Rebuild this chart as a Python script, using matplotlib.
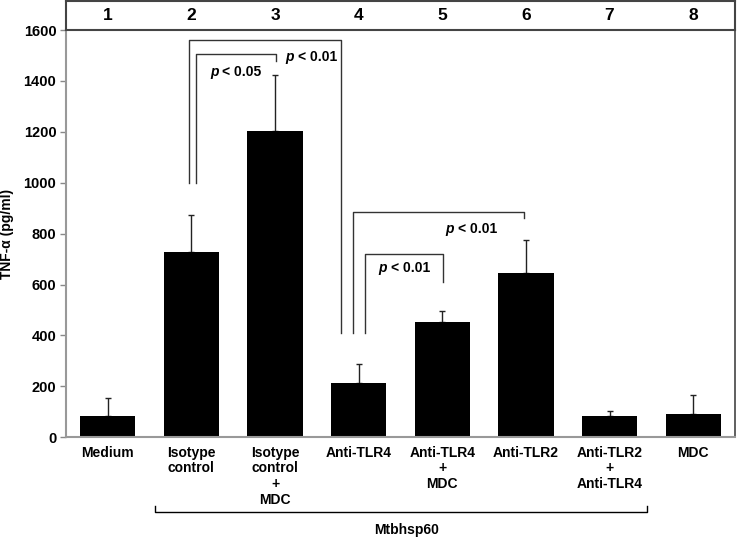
import matplotlib.pyplot as plt
import numpy as np

plt.rcParams['font.family'] = ['Liberation Sans', 'DejaVu Sans']
plt.rcParams['font.weight'] = 'bold'

# data
lanes = ['1', '2', '3', '4', '5', '6', '7', '8']
labels = ['Medium', 'Isotype\ncontrol', 'Isotype\ncontrol\n+\nMDC', 'Anti-TLR4',
          'Anti-TLR4\n+\nMDC', 'Anti-TLR2', 'Anti-TLR2\n+\nAnti-TLR4', 'MDC']
tnf = [85, 727, 1203, 215, 452, 645, 85, 93]
sd = [68, 148, 220, 72, 46, 131, 20, 73]
yticks = [0, 200, 400, 600, 800, 1000, 1200, 1400, 1600]

W, H = 745, 544
fig = plt.figure(figsize=(W / 100, H / 100), dpi=100)
ax = fig.add_axes([66 / W, (H - 437.3) / H, 669 / W, 407.3 / H])
hdr = fig.add_axes([66 / W, (H - 30) / H, 669 / W, 29 / H])

x = np.arange(1, len(tnf) + 1)
ax.bar(x, tnf, width=0.66, color='black', zorder=2)
ax.errorbar(x, tnf, yerr=[np.zeros(len(sd)), sd], fmt='none', ecolor='#222222',
            elinewidth=1, capsize=2.5, capthick=1, zorder=1)

ax.set_xlim(0.5, 8.5)
ax.set_ylim(0, 1600)
ax.set_yticks(yticks)
ax.set_yticklabels([str(t) for t in yticks], fontsize=10.5, fontweight='bold')
ax.tick_params(axis='y', length=4, width=1, color='#888888', pad=3)
ax.set_xticks(x)
ax.set_xticklabels(labels, fontsize=10, fontweight='bold', linespacing=1.15)
ax.tick_params(axis='x', length=0, pad=6)
ax.set_ylabel('TNF-α (pg/ml)', fontsize=10, fontweight='bold')
ax.yaxis.set_label_coords(-0.078, 0.5)
ax.spines['top'].set_visible(False)
ax.spines['left'].set_color('#999999')
ax.spines['left'].set_linewidth(1.5)
ax.spines['bottom'].set_color('#999999')
ax.spines['bottom'].set_linewidth(1.5)
ax.spines['right'].set_color('#444444')
ax.spines['right'].set_linewidth(1.2)

# header strip with lane numbers
hdr.set_xlim(0.5, 8.5)
hdr.set_ylim(0, 1)
hdr.set_xticks([])
hdr.set_yticks([])
for s in hdr.spines.values():
    s.set_color('#444444')
    s.set_linewidth(1.5)
for i, n in enumerate(lanes):
    hdr.text(i + 1, 0.5, n, ha='center', va='center', fontsize=12.5, fontweight='bold')

lc = '#333333'
def bracket(x1, y1, x2, y2, top):
    ax.plot([x1, x1, x2, x2], [y1, top, top, y2], color=lc, lw=1, clip_on=False)

bracket(1.975, 1000, 3.79, 410, 1560)
bracket(2.05, 1000, 3.008, 1479, 1506)
bracket(3.93, 410, 5.98, 862, 887)
bracket(4.08, 410, 5.006, 609, 720)

def ptext(xc, y, s):
    ax.annotate('p', (xc, y), xytext=(-18, 0), textcoords='offset points',
                ha='left', va='center', fontsize=10, fontweight='bold', fontstyle='italic')
    ax.annotate('< ' + s, (xc, y), xytext=(-9, 0), textcoords='offset points',
                ha='left', va='center', fontsize=10, fontweight='bold')

ptext(2.52, 1436, '0.05')
ptext(3.42, 1495, '0.01')
ptext(4.53, 665, '0.01')
ptext(5.34, 818, '0.01')

# Mtbhsp60 bracket under the lanes
ax.plot([1.565, 1.565, 7.45, 7.45], [-270, -295, -295, -270], color='black', lw=1,
        clip_on=False)
ax.text(4.57, -365, 'Mtbhsp60', ha='center', va='center', fontsize=10, fontweight='bold')

fig.savefig('out.png', dpi=100)
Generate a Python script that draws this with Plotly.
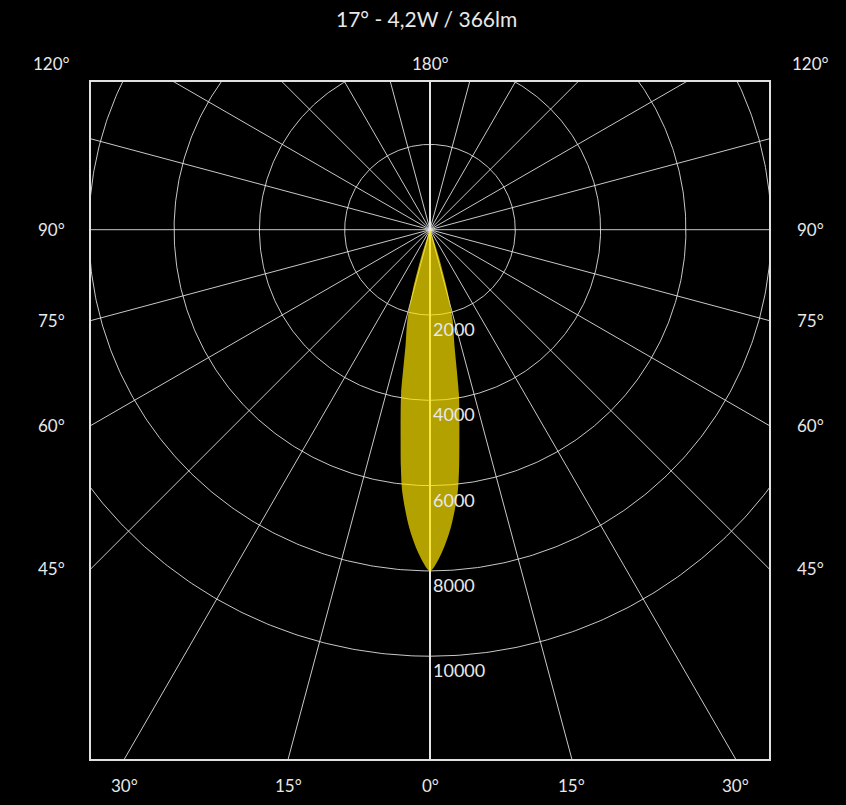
import numpy as np
import plotly.graph_objects as go

TITLE = "17° - 4,2W / 366lm"

# Luminous intensity (cd) against angle from the beam axis (deg)
beam_angles = [0, 2, 4, 6, 7, 8, 9, 10, 12, 14, 16, 18, 20, 25, 30, 45, 60, 90]
beam_intensity = [8000, 7600, 7000, 6200, 5600, 4950, 4400, 3900, 2750, 2200, 1450, 620, 170, 40, 20, 8, 3, 0]

ring_values = [2000, 4000, 6000, 8000, 10000]
ring_labels = ["2000", "4000", "6000", "8000", "10000"]
spoke_angles = list(range(0, 360, 15))
axis_angles = [0, 180]

side_angles = [90, 75, 60, 45]
side_labels = ["90°", "75°", "60°", "45°"]
bottom_angles = [-30, -15, 0, 15, 30]
bottom_labels = ["30°", "15°", "0°", "15°", "30°"]
corner_label = "120°"
top_label = "180°"

# visible window of the diagram (cd units)
X_HALF = 7948
Y_TOP = 3463
Y_BOTTOM = 12410

FONT = "Lato"
TXT = "#e8e8e8"
GRID = "rgba(235,235,235,0.85)"


def polar_xy(theta_deg, r):
    t = np.radians(np.asarray(theta_deg, dtype=float))
    r = np.asarray(r, dtype=float)
    return r * np.sin(t), -r * np.cos(t)


fig = go.Figure()

# spokes
sx, sy = [], []
for a in spoke_angles:
    if a in axis_angles:
        continue
    x1, y1 = polar_xy(a, 30000)
    sx += [0, float(x1), None]
    sy += [0, float(y1), None]
fig.add_trace(go.Scatter(x=sx, y=sy, mode="lines", line=dict(color=GRID, width=1),
                         hoverinfo="skip", showlegend=False))

# main vertical axis (0° / 180°)
ax_x, ax_y = [], []
for a in axis_angles:
    x1, y1 = polar_xy(a, 30000)
    ax_x += [0, float(x1), None]
    ax_y += [0, float(y1), None]
fig.add_trace(go.Scatter(x=ax_x, y=ax_y, mode="lines", line=dict(color="rgba(240,240,240,0.95)", width=2),
                         hoverinfo="skip", showlegend=False))

# rings
phi = np.linspace(0, 360, 721)
cx, cy = [], []
for rv in ring_values:
    x, y = polar_xy(phi, np.full_like(phi, rv))
    cx += list(x) + [None]
    cy += list(y) + [None]
fig.add_trace(go.Scatter(x=cx, y=cy, mode="lines", line=dict(color=GRID, width=1),
                         hoverinfo="skip", showlegend=False))

# beam lobe (symmetric)
ang = np.array(beam_angles, dtype=float)
inten = np.array(beam_intensity, dtype=float)
full_ang = np.concatenate([-ang[::-1], ang[1:]])
full_int = np.concatenate([inten[::-1], inten[1:]])
lx, ly = polar_xy(full_ang, full_int)
fig.add_trace(go.Scatter(x=lx, y=ly, mode="lines", fill="toself",
                         fillcolor="rgba(255,230,0,0.70)",
                         line=dict(color="rgba(255,228,0,0.0)", width=0, shape="spline", smoothing=0.8),
                         hoverinfo="skip", showlegend=False))

ann = []
# ring value labels
for rv, lab in zip(ring_values, ring_labels):
    ann.append(dict(x=0, y=-rv, xref="x", yref="y", text=lab, showarrow=False,
                    xanchor="left", yanchor="middle", xshift=1, yshift=-14,
                    font=dict(family=FONT, size=18, color=TXT)))
# side labels
for a, lab in zip(side_angles, side_labels):
    t = np.radians(a)
    yv = -X_HALF * np.cos(t) / np.sin(t)
    for px, sh in [(0, -40), (1, 41)]:
        ann.append(dict(x=px, y=float(yv), xref="paper", yref="y", text=lab, showarrow=False,
                        xanchor="center", yanchor="middle", xshift=sh,
                        font=dict(family=FONT, size=17, color=TXT)))
# bottom labels
for a, lab in zip(bottom_angles, bottom_labels):
    xv = Y_BOTTOM * np.tan(np.radians(a))
    ann.append(dict(x=float(xv), y=0, xref="x", yref="paper", text=lab, showarrow=False,
                    xanchor="center", yanchor="middle", yshift=-26,
                    font=dict(family=FONT, size=17, color=TXT)))
# top labels
for px, sh in [(0, -40), (1, 41)]:
    ann.append(dict(x=px, y=1, xref="paper", yref="paper", text=corner_label, showarrow=False,
                    xanchor="center", yanchor="middle", xshift=sh, yshift=19,
                    font=dict(family=FONT, size=17, color=TXT)))
ann.append(dict(x=0, y=1, xref="x", yref="paper", text=top_label, showarrow=False,
                xanchor="center", yanchor="middle", yshift=19,
                font=dict(family=FONT, size=17, color=TXT)))
# title
ann.append(dict(x=0.5, y=1, xref="paper", yref="paper", text=TITLE, showarrow=False,
                xanchor="center", yanchor="middle", xshift=-4, yshift=64,
                font=dict(family=FONT, size=21, color=TXT)))

axis_common = dict(showgrid=False, zeroline=False, showticklabels=False, ticks="",
                   showline=True, mirror=True, linecolor="#e0e0e0", linewidth=2,
                   fixedrange=True)

fig.update_layout(
    width=846, height=805, autosize=False,
    paper_bgcolor="#000000", plot_bgcolor="#000000",
    margin=dict(l=91, r=77, t=82, b=46),
    xaxis=dict(range=[-X_HALF, X_HALF], **axis_common),
    yaxis=dict(range=[-Y_BOTTOM, Y_TOP], **axis_common),
    annotations=ann,
    showlegend=False,
    hovermode=False,
)

fig.write_html(
    "out.html",
    config={"displayModeBar": False},
    post_script="document.body.style.margin='0';document.body.style.overflow='hidden';document.body.style.background='#000';",
)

==============================

**Task requirements:** Without any pictures, reproduce the lines from the first one in the material through the line that has "ax.spines['right'].set_linewidth(1.2)", exactly as they appear.

**Solution to the exercise:**
Rebuild this chart as a Python script, using matplotlib.
import matplotlib.pyplot as plt
import numpy as np

plt.rcParams['font.family'] = ['Liberation Sans', 'DejaVu Sans']
plt.rcParams['font.weight'] = 'bold'

# data
lanes = ['1', '2', '3', '4', '5', '6', '7', '8']
labels = ['Medium', 'Isotype\ncontrol', 'Isotype\ncontrol\n+\nMDC', 'Anti-TLR4',
          'Anti-TLR4\n+\nMDC', 'Anti-TLR2', 'Anti-TLR2\n+\nAnti-TLR4', 'MDC']
tnf = [85, 727, 1203, 215, 452, 645, 85, 93]
sd = [68, 148, 220, 72, 46, 131, 20, 73]
yticks = [0, 200, 400, 600, 800, 1000, 1200, 1400, 1600]

W, H = 745, 544
fig = plt.figure(figsize=(W / 100, H / 100), dpi=100)
ax = fig.add_axes([66 / W, (H - 437.3) / H, 669 / W, 407.3 / H])
hdr = fig.add_axes([66 / W, (H - 30) / H, 669 / W, 29 / H])

x = np.arange(1, len(tnf) + 1)
ax.bar(x, tnf, width=0.66, color='black', zorder=2)
ax.errorbar(x, tnf, yerr=[np.zeros(len(sd)), sd], fmt='none', ecolor='#222222',
            elinewidth=1, capsize=2.5, capthick=1, zorder=1)

ax.set_xlim(0.5, 8.5)
ax.set_ylim(0, 1600)
ax.set_yticks(yticks)
ax.set_yticklabels([str(t) for t in yticks], fontsize=10.5, fontweight='bold')
ax.tick_params(axis='y', length=4, width=1, color='#888888', pad=3)
ax.set_xticks(x)
ax.set_xticklabels(labels, fontsize=10, fontweight='bold', linespacing=1.15)
ax.tick_params(axis='x', length=0, pad=6)
ax.set_ylabel('TNF-α (pg/ml)', fontsize=10, fontweight='bold')
ax.yaxis.set_label_coords(-0.078, 0.5)
ax.spines['top'].set_visible(False)
ax.spines['left'].set_color('#999999')
ax.spines['left'].set_linewidth(1.5)
ax.spines['bottom'].set_color('#999999')
ax.spines['bottom'].set_linewidth(1.5)
ax.spines['right'].set_color('#444444')
ax.spines['right'].set_linewidth(1.2)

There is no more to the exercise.